Q: (From Mr Peter Vanderbilt). Please comment on the use of route addresses as defined in RFC 822. Why did you not advocate them in your article? For example,
princeton! honey! down%purdue@csnet-relay.ARPA
could be phrased as
<@csnet-relay.arpa, @purdue.csnet, @princeton.uucp: down@ honey. uucp>
if I understand 822 correctly. It may not be a great work of art but at least it’s unambiguous.
Is the problem that many hosts cannot handle source routes? In this case, can purdue.csnet invoke the uucp mailer with the appropriate address (princeton!honey!down)? If so, please send me a copy of their sendmaiLcf, especially if they could generate a working return address (from honey .uucp)...

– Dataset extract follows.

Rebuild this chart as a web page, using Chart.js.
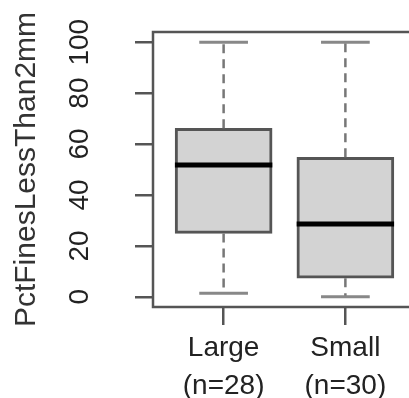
<!DOCTYPE html>
<html>
<head>
<meta charset="utf-8">
<script src="https://cdn.jsdelivr.net/npm/chart.js@4"></script>
<style>
  body { margin: 0; overflow: hidden; background: #fff; }
  #wrap { width: 420px; height: 398px; }
</style>
</head>
<body>
<div id="wrap"><canvas id="myChart" width="420" height="398"></canvas></div>
<script>
// boxplot values
const categories = ["Large", "Small"];
const counts = [28, 30];
const whiskerLow = [1.4, 0];
const q1 = [24.9, 7.3];
const median = [51.8, 28.6];
const q3 = [66.2, 54.8];
const whiskerHigh = [100, 100];
const yTicks = [0, 20, 40, 60, 80, 100];

const ink = "#222";
const lineCol = "#555";

// whiskers, staples, medians and the frame, drawn through the scales
const boxExtras = {
  id: "boxExtras",
  afterDatasetsDraw(chart) {
    const ctx = chart.ctx;
    const xs = chart.scales.x, ys = chart.scales.y;
    const area = chart.chartArea;
    ctx.save();
    for (let i = 0; i < categories.length; i++) {
      const cx = xs.getPixelForValue(i + 1);
      const capL = xs.getPixelForValue(i + 1 - 0.2), capR = xs.getPixelForValue(i + 1 + 0.2);
      const boxL = xs.getPixelForValue(i + 1 - 0.4), boxR = xs.getPixelForValue(i + 1 + 0.4);
      // dashed whiskers
      ctx.strokeStyle = "#777";
      ctx.lineWidth = 2.5;
      ctx.setLineDash([9, 6]);
      ctx.beginPath();
      ctx.moveTo(cx, ys.getPixelForValue(q3[i]));
      ctx.lineTo(cx, ys.getPixelForValue(whiskerHigh[i]));
      ctx.moveTo(cx, ys.getPixelForValue(q1[i]));
      ctx.lineTo(cx, ys.getPixelForValue(whiskerLow[i]));
      ctx.stroke();
      // staples
      ctx.setLineDash([]);
      ctx.strokeStyle = "#888";
      ctx.lineWidth = 3;
      ctx.beginPath();
      ctx.moveTo(capL, ys.getPixelForValue(whiskerHigh[i]));
      ctx.lineTo(capR, ys.getPixelForValue(whiskerHigh[i]));
      ctx.moveTo(capL, ys.getPixelForValue(whiskerLow[i]));
      ctx.lineTo(capR, ys.getPixelForValue(whiskerLow[i]));
      ctx.stroke();
      // median
      ctx.strokeStyle = "#000";
      ctx.lineWidth = 5;
      ctx.beginPath();
      ctx.moveTo(boxL, ys.getPixelForValue(median[i]));
      ctx.lineTo(boxR, ys.getPixelForValue(median[i]));
      ctx.stroke();
    }
    // frame round the plot
    ctx.strokeStyle = lineCol;
    ctx.lineWidth = 2.5;
    ctx.strokeRect(area.left, area.top, area.right - area.left, area.bottom - area.top);
    ctx.restore();
  }
};

const myChart = new Chart("myChart", {
  type: "bar",
  data: {
    datasets: [{
      label: "PctFinesLessThan2mm",
      data: categories.map((c, i) => ({ x: i + 1, y: [q1[i], q3[i]] })),
      backgroundColor: "#d3d3d3",
      borderColor: lineCol,
      borderWidth: 3,
      borderSkipped: false,
      barThickness: 97
    }]
  },
  plugins: [boxExtras],
  options: {
    responsive: false,
    animation: false,
    layout: { padding: { top: 32, right: 4, left: 0, bottom: 0 } },
    plugins: {
      legend: { display: false },
      tooltip: { enabled: false }
    },
    scales: {
      x: {
        type: "linear",
        min: 0.42,
        max: 2.58,
        offset: false,
        border: { display: false },
        grid: { offset: false, drawOnChartArea: false, drawTicks: true, tickLength: 18, tickColor: lineCol, lineWidth: 2.5 },
        afterBuildTicks: s => { s.ticks = categories.map((c, i) => ({ value: i + 1 })); },
        afterFit: s => { s.height = 91; s.paddingLeft = 0; s.paddingRight = 0; },
        ticks: {
          autoSkip: false,
          maxRotation: 0,
          padding: 4,
          color: ink,
          font: { family: "Liberation Sans, Arial, sans-serif", size: 28, lineHeight: 1.36 },
          callback: v => [categories[v - 1], "(n=" + counts[v - 1] + ")"]
        }
      },
      y: {
        min: -4,
        max: 104,
        border: { display: false },
        grid: { drawOnChartArea: false, drawTicks: true, tickLength: 18, tickColor: lineCol, lineWidth: 2.5 },
        afterBuildTicks: s => { s.ticks = yTicks.map(v => ({ value: v })); },
        afterFit: s => { s.width = 153; s.paddingTop = 0; s.paddingBottom = 0; },
        ticks: {
          minRotation: 90,
          maxRotation: 90,
          crossAlign: "center",
          padding: 31,
          color: ink,
          font: { family: "Liberation Sans, Arial, sans-serif", size: 28 }
        },
        title: {
          display: true,
          text: "PctFinesLessThan2mm",
          color: "#333",
          padding: { top: 9, bottom: 0 },
          font: { family: "Liberation Sans, Arial, sans-serif", size: 30 }
        }
      }
    }
  }
});
</script>
</body>
</html>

A: ... The answer to your ... question, as you have guessed, is that there are many hosts which do not understand source-routed 822 addresses. In fact, in the UUCP world, there are many hosts which do not understand any sort of RFC 822 message at all. Sending a message to UUCP-land means assuming that one or more links along the way will not understand any metacharacters other than ’!’.
As for the problem of constructing correct return addresses, this is a non-trivial problem, mostly solved on an ad hoc basis. I don’t know what Purdue uses in their ”sendmail.cf” file, and picked that particular example from Peter Honeyman’s paper (since he was kind enough to use an address that we had generated). In future I plan to construct a library of “correct” sendmail.cf files for distribution as samples to the membership; I’ll try to include one from Purdue at that time. In the meantime, I suggest you contact “postmaster@purdue.arpa” yourself if you are really eager for a sample of their file.
Comment: (From Mr Charles Hedrick). The reason why no one uses
@a,@b:c@d
is that it doesn’t accomplish anything. Host names a, b, and d must all be valid Internet host names. Thus this form cannot be used to express routes involving UUCP hosts. Since all Internet hosts can talk to each other directly anyway, this means that the syntax is of dubious usefulness. Most sites will optimize routes by delivering directly to the final destination. (That is, they don’t implement source routing.)
There was considerable discussion within the Internet community when this ruling was first made. Many of us felt that it was helpful to have a syntax to express routes to non-Intemet sites, and advocated that any syntactically valid host name should be allowed. I am not clear why the restriction was imposed.